-- start --

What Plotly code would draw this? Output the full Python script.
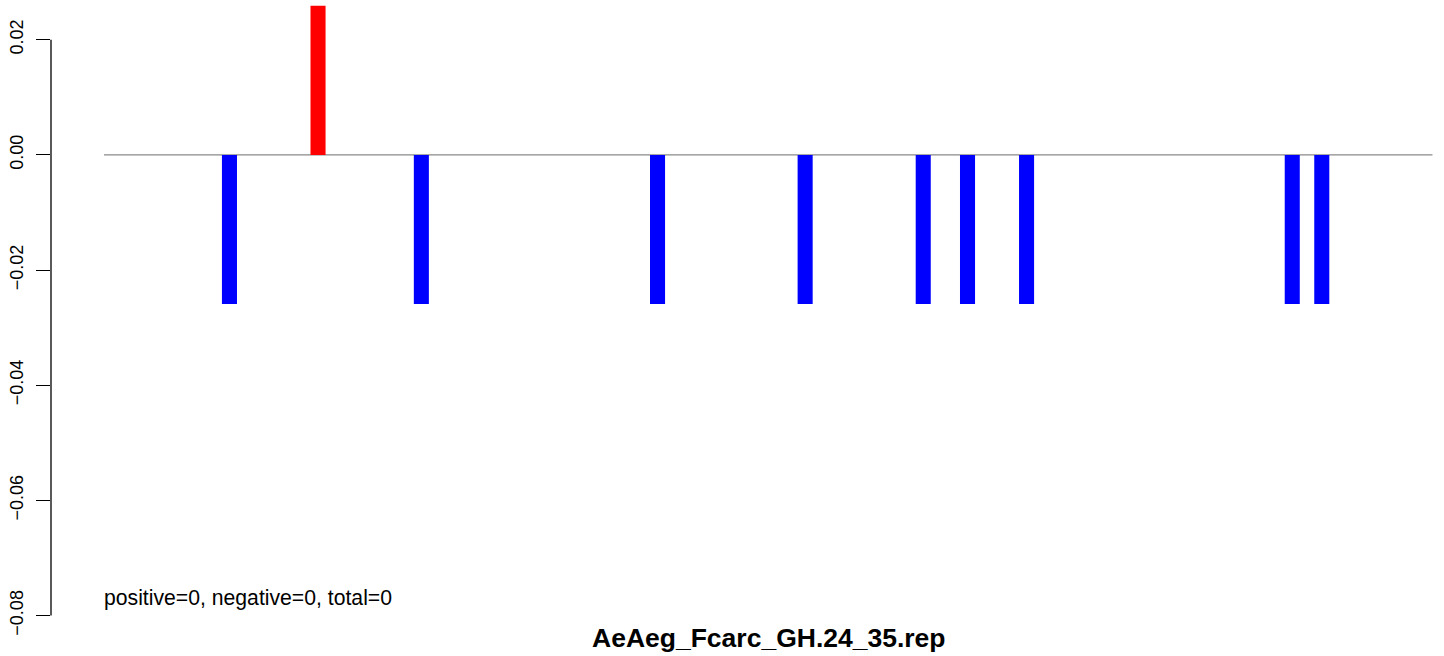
import plotly.graph_objects as go

# Data
positions = [1, 7, 14, 30, 40, 48, 51, 55, 73, 75]
values = [-0.0259, 0.0259, -0.0259, -0.0259, -0.0259, -0.0259, -0.0259, -0.0259, -0.0259, -0.0259]
colors = ["#0000FF" if v < 0 else "#FF0000" for v in values]
y_ticks = [0.02, 0.00, -0.02, -0.04, -0.06, -0.08]
y_tick_labels = ["0.02", "0.00", "\u22120.02", "\u22120.04", "\u22120.06", "\u22120.08"]
x_start, x_end = -7.5, 82.5
title_text = "AeAeg_Fcarc_GH.24_35.rep"
count_text = "positive=0, negative=0, total=0"

FONT = "Liberation Sans, Arial, Helvetica, sans-serif"

fig = go.Figure()
fig.add_trace(go.Bar(
    x=positions, y=values, width=1.02,
    marker=dict(color=colors, line=dict(width=0)),
    hoverinfo="x+y",
))

# zero reference line
fig.add_shape(type="line", xref="x", yref="y", x0=x_start, x1=x_end, y0=0, y1=0,
              line=dict(color="#8a8a8a", width=1.3), layer="below")
# R-style y axis line spanning tick range
fig.add_shape(type="line", xref="paper", yref="y", x0=0, x1=0,
              y0=min(y_ticks), y1=max(y_ticks), line=dict(color="black", width=1.3))

fig.add_annotation(x=x_start, y=-0.0770, xref="x", yref="y", text=count_text,
                   showarrow=False, xanchor="left", yanchor="middle", xshift=-2,
                   font=dict(family=FONT, size=21.2, color="black"))
fig.add_annotation(x=0.5154, y=0.003, xref="paper", yref="paper", text="<b>" + title_text + "</b>",
                   showarrow=False, xanchor="center", yanchor="middle",
                   font=dict(family=FONT, size=26.5, color="black"))

fig.update_layout(
    width=1444, height=656,
    margin=dict(l=51, r=0, t=0, b=16),
    paper_bgcolor="white", plot_bgcolor="white",
    showlegend=False,
    font=dict(family=FONT, color="black"),
    xaxis=dict(range=[-11.09, 83.28], showgrid=False, zeroline=False, showline=False,
               showticklabels=False, ticks=""),
    yaxis=dict(range=[-0.08424, 0.02691], showgrid=False, zeroline=False, showline=False,
               tickmode="array", tickvals=y_ticks, ticktext=y_tick_labels,
               ticks="outside", ticklen=14, tickwidth=1.3, tickcolor="black",
               ticklabelstandoff=6,
               tickangle=-90, tickfont=dict(family=FONT, size=18, color="black")),
)

fig.write_html("out.html", config={"displayModeBar": False},
               post_script="document.body.style.margin='0';document.body.style.overflow='hidden';")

-- end --

§ WHAT IS BEING ASKED
Do not copy the pictures, but repeat every line exactly.

§ ANSWER FOR THE TASK
What Plotly code would draw this? Output the full Python script.
import plotly.graph_objects as go

# Data
positions = [1, 7, 14, 30, 40, 48, 51, 55, 73, 75]
values = [-0.0259, 0.0259, -0.0259, -0.0259, -0.0259, -0.0259, -0.0259, -0.0259, -0.0259, -0.0259]
colors = ["#0000FF" if v < 0 else "#FF0000" for v in values]
y_ticks = [0.02, 0.00, -0.02, -0.04, -0.06, -0.08]
y_tick_labels = ["0.02", "0.00", "\u22120.02", "\u22120.04", "\u22120.06", "\u22120.08"]
x_start, x_end = -7.5, 82.5
title_text = "AeAeg_Fcarc_GH.24_35.rep"
count_text = "positive=0, negative=0, total=0"

FONT = "Liberation Sans, Arial, Helvetica, sans-serif"

fig = go.Figure()
fig.add_trace(go.Bar(
    x=positions, y=values, width=1.02,
    marker=dict(color=colors, line=dict(width=0)),
    hoverinfo="x+y",
))

# zero reference line
fig.add_shape(type="line", xref="x", yref="y", x0=x_start, x1=x_end, y0=0, y1=0,
              line=dict(color="#8a8a8a", width=1.3), layer="below")
# R-style y axis line spanning tick range
fig.add_shape(type="line", xref="paper", yref="y", x0=0, x1=0,
              y0=min(y_ticks), y1=max(y_ticks), line=dict(color="black", width=1.3))

fig.add_annotation(x=x_start, y=-0.0770, xref="x", yref="y", text=count_text,
                   showarrow=False, xanchor="left", yanchor="middle", xshift=-2,
                   font=dict(family=FONT, size=21.2, color="black"))
fig.add_annotation(x=0.5154, y=0.003, xref="paper", yref="paper", text="<b>" + title_text + "</b>",
                   showarrow=False, xanchor="center", yanchor="middle",
                   font=dict(family=FONT, size=26.5, color="black"))

fig.update_layout(
    width=1444, height=656,
    margin=dict(l=51, r=0, t=0, b=16),
    paper_bgcolor="white", plot_bgcolor="white",
    showlegend=False,
    font=dict(family=FONT, color="black"),
    xaxis=dict(range=[-11.09, 83.28], showgrid=False, zeroline=False, showline=False,
               showticklabels=False, ticks=""),
    yaxis=dict(range=[-0.08424, 0.02691], showgrid=False, zeroline=False, showline=False,
               tickmode="array", tickvals=y_ticks, ticktext=y_tick_labels,
               ticks="outside", ticklen=14, tickwidth=1.3, tickcolor="black",
               ticklabelstandoff=6,
               tickangle=-90, tickfont=dict(family=FONT, size=18, color="black")),
)

fig.write_html("out.html", config={"displayModeBar": False},
               post_script="document.body.style.margin='0';document.body.style.overflow='hidden';")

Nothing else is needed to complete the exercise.